“When you are lucky, you are lucky. When you’re not…” – Elio De Angelis, Monza, 1985
Hero is an overused word in many sports. Many fans have theirs, and they’re usually the fastest, most flamboyant or maybe the most outspoken. In my case, one of my F1 heroes wasn’t any of them, but merely a man who took Grand Prix racing in his stride without many complaints and sometimes a touch of class. Elio De Angelis was not only a fast driver, but if you’re to read the tributes about him throughout the years, was also a true gentleman and the true model of a racing driver.
Sunday, May 15th 2011 was the 25th anniversary of the young Roman’s death in a testing crash at Paul Ricard. A rear wing failure while putting the miles on Brabham’s radical BT-55 was the cause of the accident, but the lack of marshals both appearing in time to help and at the test in general robbed the sport of a popular and well-loved driver. He was 28.
From the moment he sat in a Shadow in 1979 the talent was obvious. Seventh place for a debut got everyone’s eye, and a season of shining performances in a car that was clearly poor in most respects brought the attention of Colin Chapman, who signed him for 1980.
It was at Lotus where Elio spent most of his career. Starting in the briefly Essex sponsored Lotus 81, he almost became the youngest Grand Prix winner in only his second race. If the race had lasted only one more lap then he surely would’ve taken the chequered flag as eventual winner Rene Arnoux ran out of fuel on his victory lap. The competitive consistency that he became renowned for became apparent with regular finishes in the top 6 through the next two years. In amongst all that was a first career win in Austria in 1982, finishing a hair’s breadth in front of Keke Rosberg. It would be the final win celebrated by Chapman throwing his trademark black cap in the air, as the great man would pass away that winter.
It was also in 1982 the Italian’s prowess on the piano became apparent, as when the driver’s decided to strike in South Africa early that season, Elio would play classical music to entertain them all while holed up in their hotel. He would also make regular appearances on television showcasing his talent.
Such a blow like losing a figurehead like Chapman would affect the form of Team Lotus for a full season, but the switch to Renault turbo’s and Goodyear tyres changed their fortune and Elio had the best season of his career to date finishing 3rd in the standings, but without the icing on the cake of a win. In fact, he only failed to score points in 5 races that season, with four retirements from races where he showed strong pace. Indeed, De Angelis was third in the standings, only beaten by the two dominant McLarens. Late in the season, it was announced that a rising Brazilian star by the name of Ayrton Senna would replace the outgoing Nigel Mansell at Lotus. Many envisaged a resurgence of the Lotus name.

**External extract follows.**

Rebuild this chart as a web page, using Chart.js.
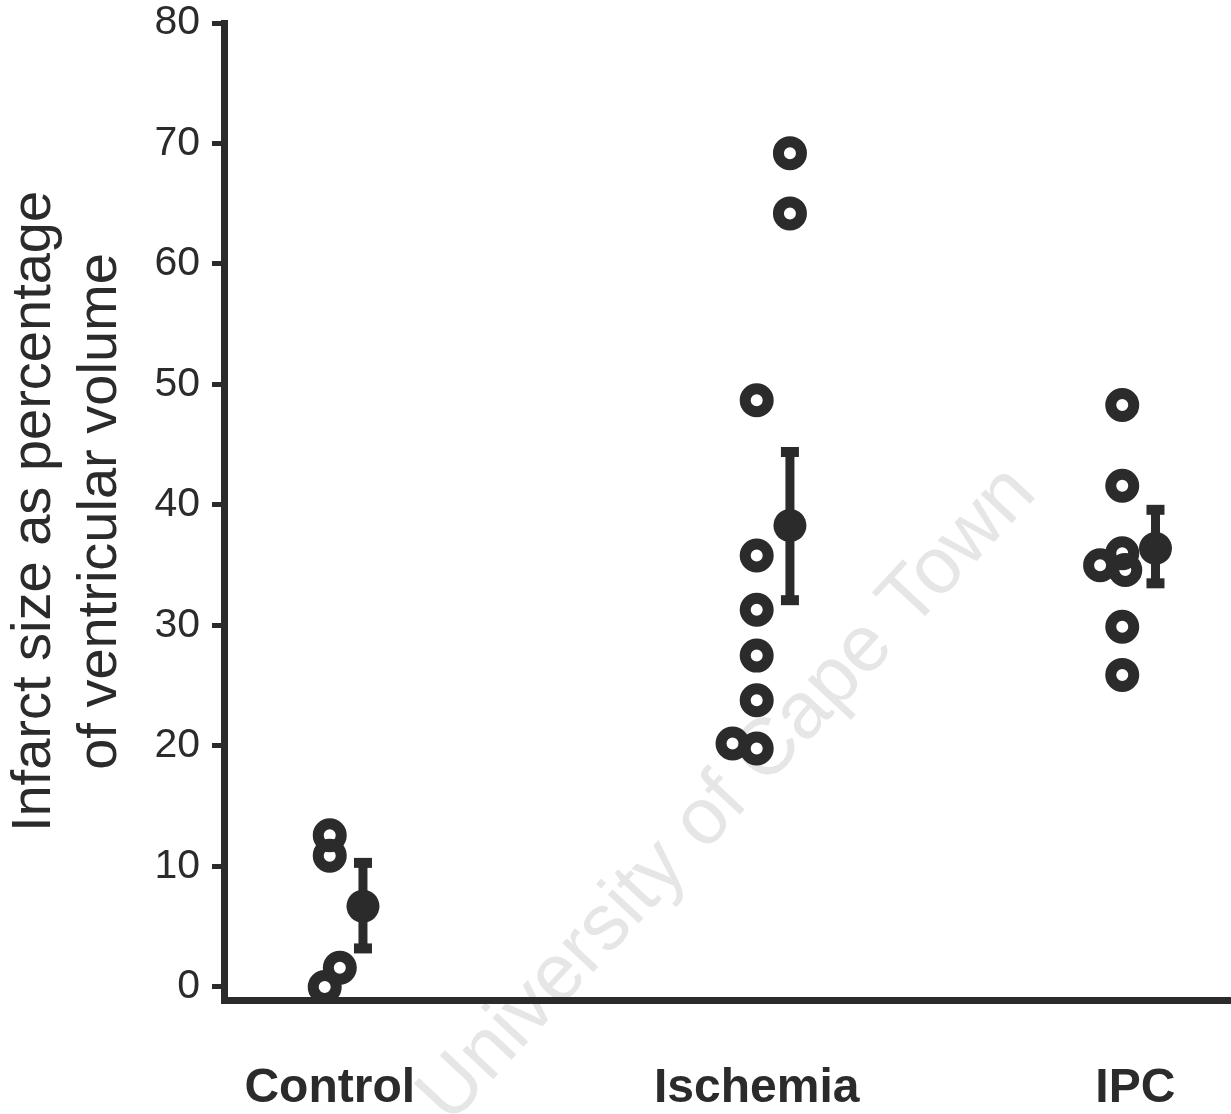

Only, 1985 would be the last season Elio had with the British marque. Senna was fast, but was prone to reliability issues. De Angelis meanwhile had carried on his consistent driving to be a Championship favourite by mid-season, including taken a second career win on Italian soil at Imola. It was clear that Senna was the preferred choice for Lotus management though, as the Brazilian finished 5 points ahead of De Angelis and began playing the political mind games that he became so famous for. After 6 seasons, 3 pole positions and 2 wins for a team he helped to build, Elio was forced out, signing for Brabham-BMW.
The legacy from his accident is still in effect today. Testing is now manned the same way as a race meeting to prevent the delays that ultimately led to tragedy. Bernie Ecclestone, who owned Brabham at the time of Elio’s death, bought Paul Ricard in 1999 and has built it into one of the world’s most advanced test tracks, some say out of guilt. Jean Alesi sported a direct replica of his semi-compatriot’s helmet design throughout his entire career.

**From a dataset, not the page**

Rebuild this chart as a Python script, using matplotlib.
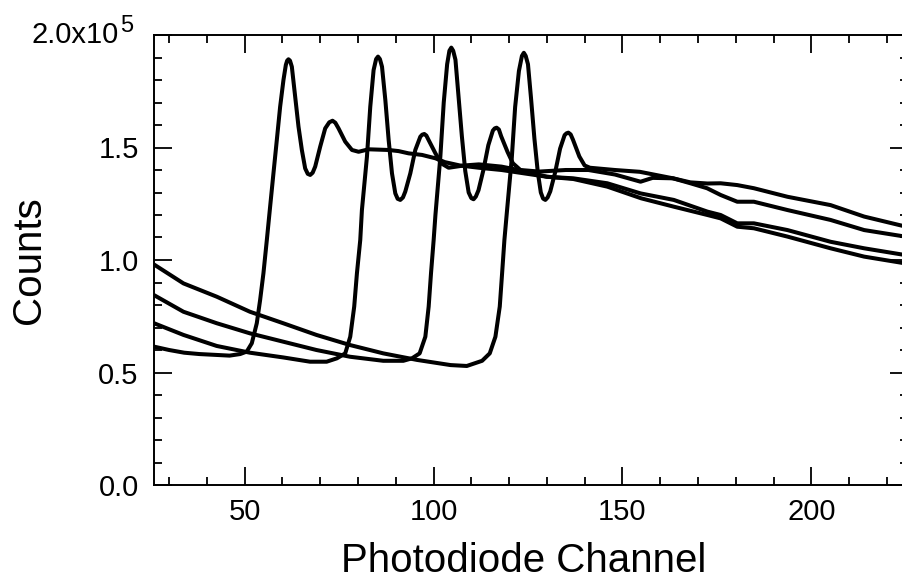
import numpy as np
import matplotlib
matplotlib.use("Agg")
from matplotlib import pyplot as plt
from matplotlib.ticker import MultipleLocator, FixedLocator, FixedFormatter

plt.rcParams['font.family'] = ['Liberation Sans', 'DejaVu Sans']

# four spectra, edge moved ~20 channels each time (counts in units of 1e5)
xa = [26, 30, 34, 38, 42.6, 46, 48.8, 50.56, 51.89, 53.21, 54.09, 54.97, 55.87, 56.74, 57.62, 58.51,
      59.39, 60.27, 60.9, 61.25, 61.6, 62.0, 62.49, 63.37, 64.25, 65.14, 66.02, 66.7, 67.35, 68.0,
      68.67, 70.0, 71.32, 72.4, 73.26, 74.0, 74.85, 76.62, 78.4, 80.16, 82.8, 88.1, 90.75, 93.4,
      96.95, 100.5, 103, 107, 112, 118, 124, 130, 137, 146, 155, 163.6, 172.5, 176, 180.4, 184.8,
      193.7, 205.1, 214, 225.6]
ya = [0.615, 0.60, 0.588, 0.582, 0.578, 0.575, 0.582, 0.593, 0.63, 0.719, 0.822, 0.941, 1.089,
      1.237, 1.385, 1.533, 1.681, 1.80, 1.867, 1.886, 1.892, 1.886, 1.859, 1.726, 1.593, 1.489,
      1.407, 1.383, 1.378, 1.388, 1.415, 1.504, 1.585, 1.612, 1.619, 1.610, 1.585, 1.526, 1.489,
      1.481, 1.492, 1.489, 1.484, 1.474, 1.467, 1.452, 1.435, 1.42, 1.41, 1.40, 1.385, 1.37, 1.36,
      1.326, 1.274, 1.237, 1.20, 1.185, 1.148, 1.141, 1.104, 1.052, 1.015, 0.983]

xb = [26, 33.8, 42.6, 51.4, 60.2, 67.3, 71.7, 74.42, 76.62, 77.95, 79.0, 79.72, 80.6, 81.04, 82.37,
      83.25, 84.13, 84.8, 85.3, 85.8, 86.36, 87.24, 88.12, 89.0, 89.88, 90.5, 91.2, 91.9, 92.52,
      93.85, 95.17, 96.5, 97.0, 97.56, 98.1, 98.7, 100.5, 102, 104, 108, 112, 118, 124, 130, 137,
      146, 154.8, 163.6, 172.5, 176, 180.4, 184.8, 193.7, 205.1, 214, 225.6]
yb = [0.719, 0.667, 0.618, 0.588, 0.567, 0.548, 0.548, 0.563, 0.585, 0.659, 0.793, 0.941, 1.089,
      1.222, 1.459, 1.681, 1.844, 1.893, 1.904, 1.893, 1.859, 1.711, 1.533, 1.385, 1.296, 1.272,
      1.267, 1.278, 1.304, 1.385, 1.489, 1.548, 1.557, 1.56, 1.553, 1.533, 1.474, 1.43, 1.41, 1.42,
      1.425, 1.415, 1.395, 1.37, 1.363, 1.341, 1.296, 1.267, 1.215, 1.20, 1.163, 1.163, 1.133,
      1.081, 1.052, 1.02]

xc = [26, 33.8, 42.6, 51.4, 60.2, 69.0, 77.9, 86.7, 92.0, 94.3, 96.32, 97.83, 98.71, 99.33, 100.03,
      100.5, 101.8, 102.7, 103.6, 104.2, 104.7, 105.2, 105.8, 106.6, 107.5, 108.4, 109.3, 110.0,
      110.6, 111.2, 111.9, 113.2, 114.5, 115.7, 116.2, 116.7, 117.3, 117.9, 119.6, 121, 123, 128,
      135, 141, 148, 154.8, 158, 163.4, 168, 172.5, 176, 180.4, 184.8, 193.7, 205.1, 214, 225.6]
yc = [0.844, 0.77, 0.719, 0.674, 0.637, 0.60, 0.57, 0.552, 0.552, 0.563, 0.585, 0.659, 0.793, 0.941,
      1.089, 1.20, 1.459, 1.70, 1.87, 1.930, 1.944, 1.930, 1.89, 1.73, 1.55, 1.395, 1.30, 1.275,
      1.27, 1.282, 1.31, 1.40, 1.51, 1.575, 1.585, 1.588, 1.580, 1.55, 1.48, 1.43, 1.40, 1.393,
      1.40, 1.40, 1.38, 1.348, 1.365, 1.363, 1.345, 1.34, 1.341, 1.333, 1.319, 1.281, 1.244, 1.193,
      1.146]

xd = [26, 33.8, 42.6, 51.4, 60.2, 69.0, 77.9, 86.7, 95.6, 104.5, 108.8, 112.86, 114.88, 116.38,
      117.53, 118.15, 118.76, 119.4, 120.7, 121.6, 122.6, 123.4, 123.9, 124.4, 125.0, 125.8, 126.7,
      127.6, 128.4, 129.0, 129.6, 130.2, 130.9, 132.2, 133.5, 134.7, 135.2, 135.7, 136.3, 136.9,
      138.6, 140, 141.4, 148, 154.6, 163.4, 168, 172.4, 176, 180.4, 184.8, 193.7, 205.1, 214, 225.6]
yd = [0.98, 0.896, 0.837, 0.77, 0.719, 0.667, 0.622, 0.585, 0.556, 0.533, 0.529, 0.552, 0.585,
      0.659, 0.793, 0.941, 1.089, 1.21, 1.45, 1.68, 1.84, 1.907, 1.921, 1.907, 1.87, 1.72, 1.54,
      1.39, 1.30, 1.273, 1.267, 1.278, 1.305, 1.39, 1.495, 1.555, 1.563, 1.566, 1.558, 1.535, 1.46,
      1.42, 1.41, 1.40, 1.392, 1.363, 1.341, 1.319, 1.289, 1.259, 1.259, 1.222, 1.178, 1.133, 1.102]

ytick_vals = [0.0, 0.5, 1.0, 1.5, 2.0]
ytick_labels = ['0.0', '0.5', '1.0', '1.5', '']

fig = plt.figure(figsize=(9.03, 5.80), dpi=100)
ax = fig.add_axes([154/903, 95/580, (908-154)/903, 450/580])

for xs, ys in [(xa, ya), (xb, yb), (xc, yc), (xd, yd)]:
    ax.plot(xs, ys, color='black', lw=2.9, solid_joinstyle='round', solid_capstyle='round')

ax.set_xlim(26, 225.6)
ax.set_ylim(0, 2.0)

ax.xaxis.set_major_locator(MultipleLocator(50))
ax.xaxis.set_minor_locator(MultipleLocator(10))
ax.yaxis.set_major_locator(FixedLocator(ytick_vals))
ax.yaxis.set_major_formatter(FixedFormatter(ytick_labels))
ax.yaxis.set_minor_locator(MultipleLocator(0.1))

ax.tick_params(which='both', direction='in', top=True, right=True, width=1.3, color='black')
ax.tick_params(which='major', length=13)
ax.tick_params(which='minor', length=6)
ax.tick_params(axis='x', labelsize=21, pad=9)
ax.tick_params(axis='y', labelsize=21, pad=11)
for s in ax.spines.values():
    s.set_linewidth(1.4)

# top label with its exponent
tr = ax.get_yaxis_transform()
ax.text(-35/754, 2.0, '2.0x10', transform=tr, fontsize=21, ha='right', va='center', clip_on=False)
ax.text(-34/754, 2.013, '5', transform=tr, fontsize=17, ha='left', va='baseline', clip_on=False)

ax.set_xlabel('Photodiode Channel', fontsize=29)
ax.xaxis.set_label_coords((524-154)/754, -57/450)
ax.set_ylabel('Counts', fontsize=29)
ax.yaxis.set_label_coords(-106/754, 0.5)

plt.savefig('out.png', dpi=100)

I was too young to enjoy the career of Elio De Angelis, but every now and then I flick through a book, watch a video on YouTube or read an article on Wikipedia and I am drawn to an image of him, usually of a jet-black Lotus with gold trim being piloted by a driver with a helmet designed after Darth Vader – and probably one that inspired the Stig too. It’s still as striking as the first time I saw it and, for me, epitimises F1 in that era more than Senna, Mansell or Prost.